La cabalgata en realidad comenzó, pocos los saben, a media mañana. Siguiendo un estricto orden, los casi 2.000 participantes fuimos citados por turnos para vestirnos, maquillarnos y recibir el visto bueno de la organización. En aquella trastienda de la ilusión, entre magos, princesas, zancudos, animales varios, contorsionistas, monstruos varios... me empezó a quedar claro que el éxito de un espectáculo de estas características depende de la minuciosidad con la que se cuida cada uno de los detalles. «Espera, necesitas más maquillaje y que cosan ese botón», me indicaron cuando yo intentaba ya unirme al grupo de soldados gaiteros para hacer más llevadera la espera.

Así estábamos cuando de pronto nos dimos cuenta de que eran ya las seis de la tarde, el momento de subir a las carrozas. Nos lo dejaron bien claro con sus gritos cientos de niños que gritaban sin control: ¡Ya vienen, ya vienen los Reyes! En efecto, sus Majestades estaban ya a punto de subir a sus carromatos.

Lo mismo hicimos mi camarada, el tullido soldado de plomo, y yo. Y comenzó todo, empezó algo que ni en mis mejores previsiones pude nunca imaginar.

Allí, mirando la ilusión desde arriba en mi carroza, no cabía otra cosa que sobrecogerse ante las caras de los miles, cientos de miles de niños que me miraban como se mira a los ojos a alguien que no pertenece a este mundo, a quien viene de un universo mágico. Fue impagable que ellos me recordaran que esas miradas existen, que hay una forma de mirar las cosas que no se ha ensuciado aún, que sigue viviendo transparente dentro de ellos y contagiando transparencia.

Muchos, muchísimos, me pedían caramelos. Me los exigían casi, aunque en mi carroza no había. Y aplaudían, gritaban, empujaban, me lanzaban besos, lloraban, hacían peligrar el equilibrio físico y mental de sus padres a base de gritos y cabriolas... Y otros, los que no olvidaré nunca, sólo me miraban. Competían por mi mirada, por un gesto mío y no despegaban su vista de mí, algunos sonriendo, otros perplejos. Todos absorbidos, más que absortos, por la magia que se irradia cuando se juega a ser parte del espectáculo, sin reparos.

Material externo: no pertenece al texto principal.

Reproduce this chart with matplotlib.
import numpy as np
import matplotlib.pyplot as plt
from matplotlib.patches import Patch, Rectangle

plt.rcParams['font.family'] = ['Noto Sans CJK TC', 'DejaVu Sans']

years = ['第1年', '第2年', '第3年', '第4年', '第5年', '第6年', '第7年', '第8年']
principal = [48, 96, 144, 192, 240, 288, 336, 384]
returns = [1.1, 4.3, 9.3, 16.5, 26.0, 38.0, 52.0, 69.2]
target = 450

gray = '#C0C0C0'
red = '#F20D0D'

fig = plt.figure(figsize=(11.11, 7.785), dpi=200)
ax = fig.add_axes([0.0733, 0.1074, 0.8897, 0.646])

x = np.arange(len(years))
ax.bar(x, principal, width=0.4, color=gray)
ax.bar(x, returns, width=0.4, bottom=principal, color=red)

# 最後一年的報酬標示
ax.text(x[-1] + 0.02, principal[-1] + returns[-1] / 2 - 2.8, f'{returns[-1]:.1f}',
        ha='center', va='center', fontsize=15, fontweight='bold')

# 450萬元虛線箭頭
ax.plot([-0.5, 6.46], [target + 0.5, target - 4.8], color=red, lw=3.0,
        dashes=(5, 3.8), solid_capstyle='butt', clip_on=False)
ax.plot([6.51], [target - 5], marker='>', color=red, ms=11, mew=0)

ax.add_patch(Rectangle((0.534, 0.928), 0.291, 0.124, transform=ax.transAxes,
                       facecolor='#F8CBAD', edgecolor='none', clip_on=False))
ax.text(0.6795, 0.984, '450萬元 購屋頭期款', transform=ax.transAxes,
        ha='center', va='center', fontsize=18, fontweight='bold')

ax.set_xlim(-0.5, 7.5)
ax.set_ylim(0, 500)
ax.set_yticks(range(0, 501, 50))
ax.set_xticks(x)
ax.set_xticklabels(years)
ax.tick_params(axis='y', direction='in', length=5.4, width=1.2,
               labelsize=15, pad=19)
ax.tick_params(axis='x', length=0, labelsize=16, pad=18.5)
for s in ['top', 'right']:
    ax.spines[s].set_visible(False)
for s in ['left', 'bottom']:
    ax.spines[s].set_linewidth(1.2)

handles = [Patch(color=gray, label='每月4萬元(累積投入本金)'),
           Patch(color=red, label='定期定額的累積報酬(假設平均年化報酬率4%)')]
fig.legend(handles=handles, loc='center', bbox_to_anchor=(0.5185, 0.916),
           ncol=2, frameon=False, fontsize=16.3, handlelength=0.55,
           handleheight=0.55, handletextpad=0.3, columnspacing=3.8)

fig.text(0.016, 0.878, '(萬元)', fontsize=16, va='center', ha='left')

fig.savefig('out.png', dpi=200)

«No puedes ser un soldado de plomo, porque no existen y además no hablan», me dijo uno de esos pequeños que pelea consigo mismo a la hora de creer o dejar de hacerlo. «Pero es que yo soy mágico y esta noche sí existo y puedo hablar», le contesté. No me dijo nada. Volví a la carroza y le descubrí mirándome de nuevo. «Vale», me dijo, con el pulgar hacia arriba.

Y estaban también los padres. desde arriba uno ve con claridad cómo primero hacen todo lo posible para que sus niños no se pierdan detalle. Con los pequeños ya cautivados por el espectáculo, vi más de una lágrima huérfana en los rostros más curtidos. Agarraban fuerte a sus niños y sonreían apenas, ¿quizá llorando por dentro?

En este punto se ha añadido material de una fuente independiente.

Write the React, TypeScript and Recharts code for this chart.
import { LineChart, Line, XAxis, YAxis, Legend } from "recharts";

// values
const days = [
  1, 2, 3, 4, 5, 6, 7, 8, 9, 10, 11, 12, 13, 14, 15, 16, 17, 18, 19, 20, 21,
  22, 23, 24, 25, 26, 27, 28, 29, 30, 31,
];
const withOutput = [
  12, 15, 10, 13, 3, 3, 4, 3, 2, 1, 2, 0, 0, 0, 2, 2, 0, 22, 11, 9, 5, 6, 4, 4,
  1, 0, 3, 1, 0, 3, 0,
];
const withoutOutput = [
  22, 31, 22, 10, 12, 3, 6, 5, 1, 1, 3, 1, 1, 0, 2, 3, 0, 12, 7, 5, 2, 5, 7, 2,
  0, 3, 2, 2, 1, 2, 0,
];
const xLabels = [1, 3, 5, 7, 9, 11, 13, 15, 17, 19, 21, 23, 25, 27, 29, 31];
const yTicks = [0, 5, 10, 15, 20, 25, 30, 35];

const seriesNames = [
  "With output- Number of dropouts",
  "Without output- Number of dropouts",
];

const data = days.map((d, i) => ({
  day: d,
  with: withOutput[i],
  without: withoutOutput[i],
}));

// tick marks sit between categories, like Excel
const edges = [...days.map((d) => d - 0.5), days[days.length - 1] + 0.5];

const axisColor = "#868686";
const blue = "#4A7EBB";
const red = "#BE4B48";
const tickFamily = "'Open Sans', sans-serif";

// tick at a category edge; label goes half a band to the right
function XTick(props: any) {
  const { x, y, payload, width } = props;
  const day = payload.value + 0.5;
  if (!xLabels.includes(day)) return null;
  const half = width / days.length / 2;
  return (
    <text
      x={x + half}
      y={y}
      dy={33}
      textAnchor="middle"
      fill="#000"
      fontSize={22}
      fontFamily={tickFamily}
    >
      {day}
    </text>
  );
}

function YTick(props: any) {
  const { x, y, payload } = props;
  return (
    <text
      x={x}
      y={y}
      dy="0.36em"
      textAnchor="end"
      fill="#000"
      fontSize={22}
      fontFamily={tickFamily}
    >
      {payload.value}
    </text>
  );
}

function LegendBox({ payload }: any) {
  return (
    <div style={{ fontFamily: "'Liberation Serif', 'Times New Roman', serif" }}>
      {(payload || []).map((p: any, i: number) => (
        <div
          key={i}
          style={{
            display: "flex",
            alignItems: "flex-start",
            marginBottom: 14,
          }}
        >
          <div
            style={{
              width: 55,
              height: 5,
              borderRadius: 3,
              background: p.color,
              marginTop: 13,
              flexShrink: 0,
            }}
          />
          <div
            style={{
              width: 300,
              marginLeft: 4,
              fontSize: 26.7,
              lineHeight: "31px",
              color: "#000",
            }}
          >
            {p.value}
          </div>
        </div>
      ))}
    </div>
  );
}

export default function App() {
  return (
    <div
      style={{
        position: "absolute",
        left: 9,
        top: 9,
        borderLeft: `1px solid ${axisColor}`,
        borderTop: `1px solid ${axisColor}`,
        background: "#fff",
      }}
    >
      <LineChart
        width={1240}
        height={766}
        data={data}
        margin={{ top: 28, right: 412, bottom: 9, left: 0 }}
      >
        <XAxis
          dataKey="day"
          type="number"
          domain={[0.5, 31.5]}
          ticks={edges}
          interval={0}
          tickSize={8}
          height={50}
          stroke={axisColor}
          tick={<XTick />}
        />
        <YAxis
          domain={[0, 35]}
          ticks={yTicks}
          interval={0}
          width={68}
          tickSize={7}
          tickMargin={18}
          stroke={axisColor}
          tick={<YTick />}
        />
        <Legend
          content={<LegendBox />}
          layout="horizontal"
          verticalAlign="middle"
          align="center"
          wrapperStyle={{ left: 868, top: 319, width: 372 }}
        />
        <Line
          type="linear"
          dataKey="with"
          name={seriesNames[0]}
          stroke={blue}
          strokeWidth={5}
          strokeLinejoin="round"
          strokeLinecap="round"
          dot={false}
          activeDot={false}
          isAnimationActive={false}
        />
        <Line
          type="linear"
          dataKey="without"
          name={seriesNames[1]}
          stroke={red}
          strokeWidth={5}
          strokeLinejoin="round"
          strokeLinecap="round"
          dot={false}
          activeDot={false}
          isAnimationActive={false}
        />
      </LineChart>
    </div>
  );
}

Sea como fuere, la ilusión vista desde arriba enseña que todos somos iguales... Ante la magia, ante la posibilidad de que lo que soñamos se haga realidad. Eso me pareció entender cuando veía a niños, padres, abuelos y quién sabe si más allá, junto, gritando, saltando, besándose al paso de las carrozas. Ante el hechizo de las ilusiones que necesitamos, todos nos hacemos iguales, sin importar edades ni dolores viejos o nuevos.

Allá arriba, con la ilusión moviéndose a mis pies, vi un montón de niños con diversas discapacidades. ¿Dónde se meten el resto del año?, ¿por qué no los veo el resto de días? No lo sé. No será porque se escondan, porque bien que les veía gritar y moverse de esa forma en la que se expresan quienes no sienten complejos al manifestar su alegría con todo el cuerpo. Y de nuevo, los padres. Los padres de los niños con discapacidad no sonríen a medias, como muchos de los otros, sino ampliamente, como apurando al máximo cada risa de su pequeño y dejándose contagiar por ella. No hay discapacitados para la alegría y la magia, aprendí viendo la ilusión desde arriba.

Llegamos a Cibeles, se apagan los focos y los Reyes emprenden su mágica tarea. En el metro, aún maquillado, una pequeña me mira de reojo. Le guiño un ojo y sonríe: «Eres de la cabalgata», me dice. «Ya me voy a a la cama, o los Reyes no me dejarán nada», explica. «Ojalá siempre fuera noche de Reyes», me pareció que pensábamos todos en ese momento.